● Instructions for the task
Only the number is wanted: how many lines contain the word "this"?

● Dataset records
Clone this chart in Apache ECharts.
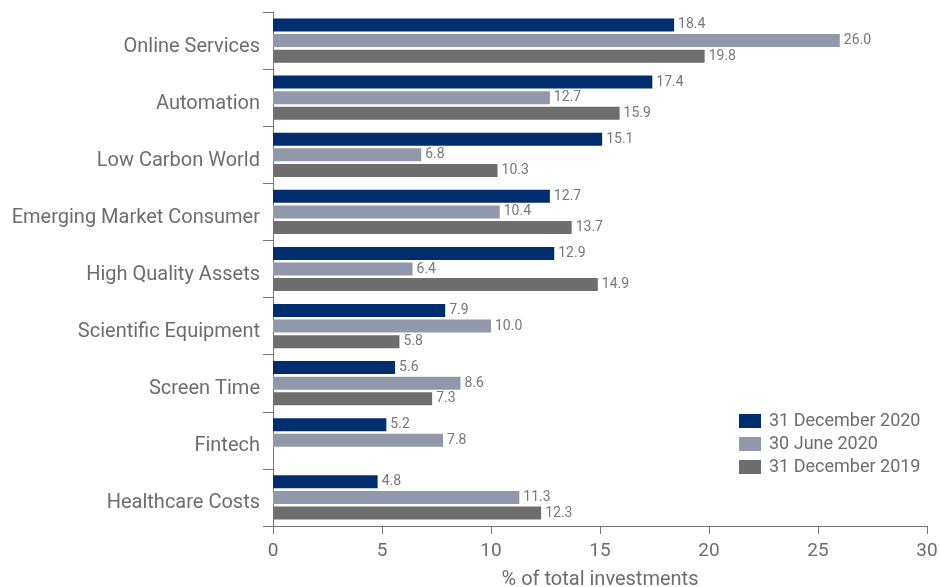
<!DOCTYPE html>
<html>
<head>
<meta charset="utf-8">
<script src="https://cdn.jsdelivr.net/npm/echarts@6/dist/echarts.min.js"></script>
<style>
html, body { margin: 0; padding: 0; background: #fff; }
#ech { width: 941px; height: 587px; }
</style>
</head>
<body>
<div id="ech"></div>
<script>
var categories = ["Online Services", "Automation", "Low Carbon World", "Emerging Market Consumer",
	"High Quality Assets", "Scientific Equipment", "Screen Time", "Fintech", "Healthcare Costs"];
var dec2020 = [18.4, 17.4, 15.1, 12.7, 12.9, 7.9, 5.6, 5.2, 4.8];
var jun2020 = [26.0, 12.7, 6.8, 10.4, 6.4, 10.0, 8.6, 7.8, 11.3];
var dec2019 = [19.8, 15.9, 10.3, 13.7, 14.9, 5.8, 7.3, null, 12.3];
var seriesNames = ["31 December 2020", "30 June 2020", "31 December 2019"];
var colors = ["#002d6e", "#9098aa", "#6e6e6e"];

function showEchart() {
	var myChart = echarts.init(document.getElementById('ech'));
	var textColor = '#6d6d6d';
	var font = 'Roboto, "Noto Sans", sans-serif';

	function makeSeries(name, data, color) {
		return {
			name : name,
			type : 'bar',
			data : data,
			barWidth : 13,
			barGap : '20%',
			itemStyle : { color : color },
			label : {
				show : true,
				position : 'right',
				distance : 4,
				color : '#777',
				fontSize : 14,
				fontFamily : font,
				formatter : function(p) { return p.value == null ? '' : p.value.toFixed(1); }
			}
		};
	}

	var option = {
		animation : false,
		textStyle : { fontFamily : font },
		grid : { left : 273, top : 12, right : 14, bottom : 61, outerBoundsMode : 'none', containLabel : false },
		legend : {
			orient : 'vertical',
			left : 734,
			top : 407,
			itemWidth : 22,
			itemHeight : 14,
			itemGap : 5,
			icon : 'rect',
			data : seriesNames,
			textStyle : { color : textColor, fontSize : 18, fontFamily : font, padding : [0, 0, 0, 3] }
		},
		xAxis : {
			type : 'value',
			min : 0,
			max : 30,
			interval : 5,
			name : '% of total investments',
			nameLocation : 'middle',
			nameGap : 44,
			nameTextStyle : { color : textColor, fontSize : 20, fontFamily : font },
			axisLine : { show : true, lineStyle : { color : '#777' } },
			axisTick : { show : true, length : 8, lineStyle : { color : '#777' } },
			axisLabel : { color : textColor, fontSize : 19, margin : 16, fontFamily : font },
			splitLine : { show : false }
		},
		yAxis : {
			type : 'category',
			inverse : true,
			data : categories,
			axisLine : { show : true, lineStyle : { color : '#777' } },
			axisTick : { show : true, length : 10, lineStyle : { color : '#777' } },
			axisLabel : {
				margin : 13,
				formatter : function(v) { return '{c|' + v + '}'; },
				rich : {
					c : { color : textColor, fontSize : 20, fontFamily : font, padding : [12, 0, 0, 0] }
				}
			}
		},
		series : [
			makeSeries(seriesNames[0], dec2020, colors[0]),
			makeSeries(seriesNames[1], jun2020, colors[1]),
			makeSeries(seriesNames[2], dec2019, colors[2])
		]
	};
	myChart.setOption(option);
}
showEchart();
</script>
</body>
</html>
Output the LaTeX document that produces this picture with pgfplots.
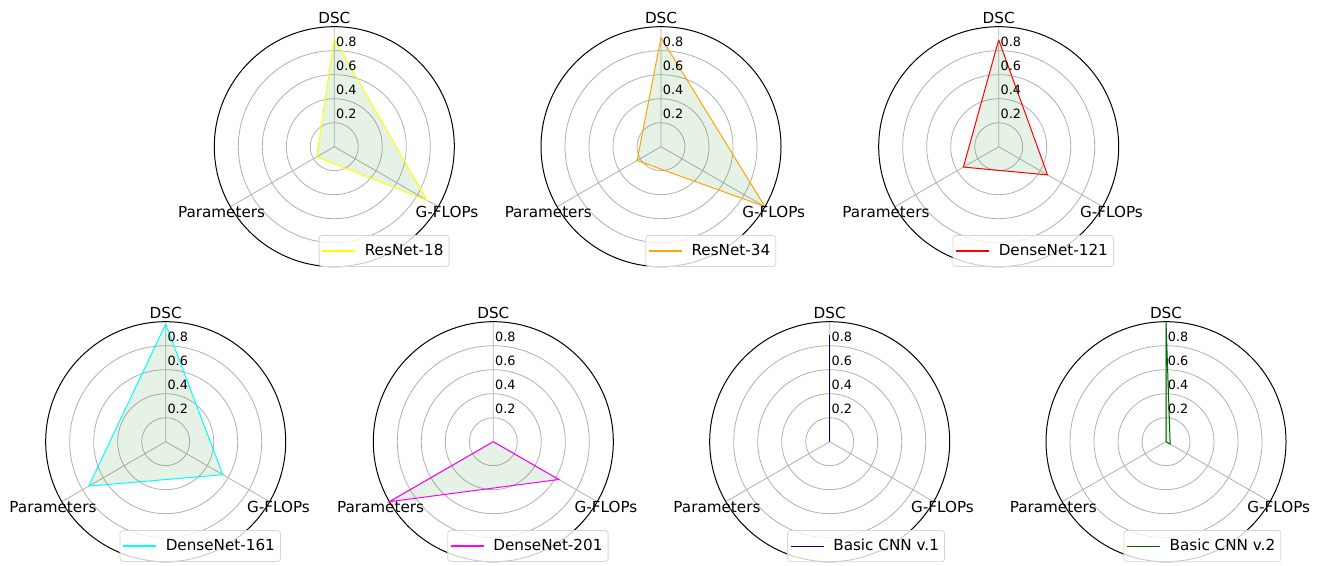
\documentclass[border=0pt]{standalone}
\usepackage{fontspec}
\setmainfont{DejaVu Sans}
\usepackage{pgfplots}
\usepgfplotslibrary{polar}
\pgfplotsset{compat=1.18}

\definecolor{gridgray}{RGB}{176,176,176}
\definecolor{legendgray}{RGB}{214,214,214}
\definecolor{mplgreen}{RGB}{0,128,0}
\definecolor{mplyellow}{RGB}{255,255,0}
\definecolor{mplorange}{RGB}{255,165,0}
\definecolor{mplred}{RGB}{255,0,0}
\definecolor{mplcyan}{RGB}{0,255,255}
\definecolor{mplmagenta}{RGB}{255,0,255}
\definecolor{mplnavy}{RGB}{0,0,128}
\definecolor{mpldarkgreen}{RGB}{0,100,0}

\newcommand\lblfont{\fontsize{7.6}{9}\selectfont}
\newcommand\tckfont{\fontsize{6.4}{7.7}\selectfont}
% legend entry with the gap after the line sample
\newcommand\entry[1]{\addlegendentry{\hspace{3pt}#1}}

\tikzset{rtick/.style={font=\tckfont, anchor=south west, inner xsep=0.75pt, inner ysep=0pt, yshift=1.7pt}}

% spoke names and radial tick values of one radar
\newcommand\radarlabels{%
  \node[font=\lblfont, inner sep=0pt] at (axis cs:90,1.075) {DSC};
  \node[font=\lblfont, inner sep=0pt] at (axis cs:210,1.085) {Parameters};
  \node[font=\lblfont, inner sep=0pt] at (axis cs:330,1.085) {G-FLOPs};
  \node[rtick] at (axis cs:90,0.2) {0.2};
  \node[rtick] at (axis cs:90,0.4) {0.4};
  \node[rtick] at (axis cs:90,0.6) {0.6};
  \node[rtick] at (axis cs:90,0.8) {0.8};
}

\pgfplotsset{
  radar/.style={
    scale only axis, width=120pt, height=120pt,
    anchor=center, clip=false,
    xmin=0, xmax=360, ymin=0, ymax=1,
    xtick={90,210,330}, xticklabels={},
    ytick={0.2,0.4,0.6,0.8}, yticklabels={},
    xmajorgrids, ymajorgrids,
    grid style={color=gridgray, line width=0.4pt},
    major tick length=0pt,
    x axis line style={black, line width=0.5pt},
    y axis line style={draw=none},
    legend style={at={(0.98,0.132)}, anchor=north east,
      draw=legendgray, line width=0.4pt, rounded corners=1.5pt,
      fill=white, fill opacity=0.8, text opacity=1,
      font=\lblfont, inner xsep=1.2pt, inner ysep=2.2pt,
      nodes={inner xsep=1.6pt, inner ysep=2pt}},
    legend image code/.code={%
      \draw[##1, fill=none, line width=0.55pt] (0pt,0pt) -- (16.5pt,0pt);},
  },
  series/.style={draw=#1, line width=0.5pt, fill=mplgreen, fill opacity=0.1},
}

\begin{document}
\begin{tikzpicture}
\path[use as bounding box] (0pt,0pt) rectangle (660.5pt,283pt);

% top row
\begin{polaraxis}[radar, at={(167.15pt,209.65pt)}]
  \addplot[series=mplyellow] coordinates {(90,0.90) (330,0.89) (210,0.17) (90,0.90)};
  \entry{ResNet-18}
  \radarlabels
\end{polaraxis}

\begin{polaraxis}[radar, at={(330.5pt,209.65pt)}]
  \addplot[series=mplorange] coordinates {(90,0.91) (330,1.00) (210,0.23) (90,0.91)};
  \entry{ResNet-34}
  \radarlabels
\end{polaraxis}

\begin{polaraxis}[radar, at={(499.35pt,209.65pt)}]
  \addplot[series=mplred] coordinates {(90,0.89) (330,0.47) (210,0.34) (90,0.89)};
  \entry{DenseNet-121}
  \radarlabels
\end{polaraxis}

% bottom row
\begin{polaraxis}[radar, at={(82.85pt,62.15pt)}]
  \addplot[series=mplcyan] coordinates {(90,0.98) (330,0.55) (210,0.74) (90,0.98)};
  \entry{DenseNet-161}
  \radarlabels
\end{polaraxis}

\begin{polaraxis}[radar, at={(246.65pt,62.15pt)}]
  \addplot[series=mplmagenta] coordinates {(90,0.00) (330,0.63) (210,1.00) (90,0.00)};
  \entry{DenseNet-201}
  \radarlabels
\end{polaraxis}

\begin{polaraxis}[radar, at={(414.85pt,62.15pt)}]
  \addplot[series=mplnavy] coordinates {(90,0.89) (330,0.00) (210,0.00) (90,0.89)};
  \entry{Basic CNN v.1}
  \radarlabels
\end{polaraxis}

\begin{polaraxis}[radar, at={(583pt,62.15pt)}]
  \addplot[series=mpldarkgreen] coordinates {(90,1.00) (330,0.04) (210,0.00) (90,1.00)};
  \entry{Basic CNN v.2}
  \radarlabels
\end{polaraxis}
\end{tikzpicture}
\end{document}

● Written response
2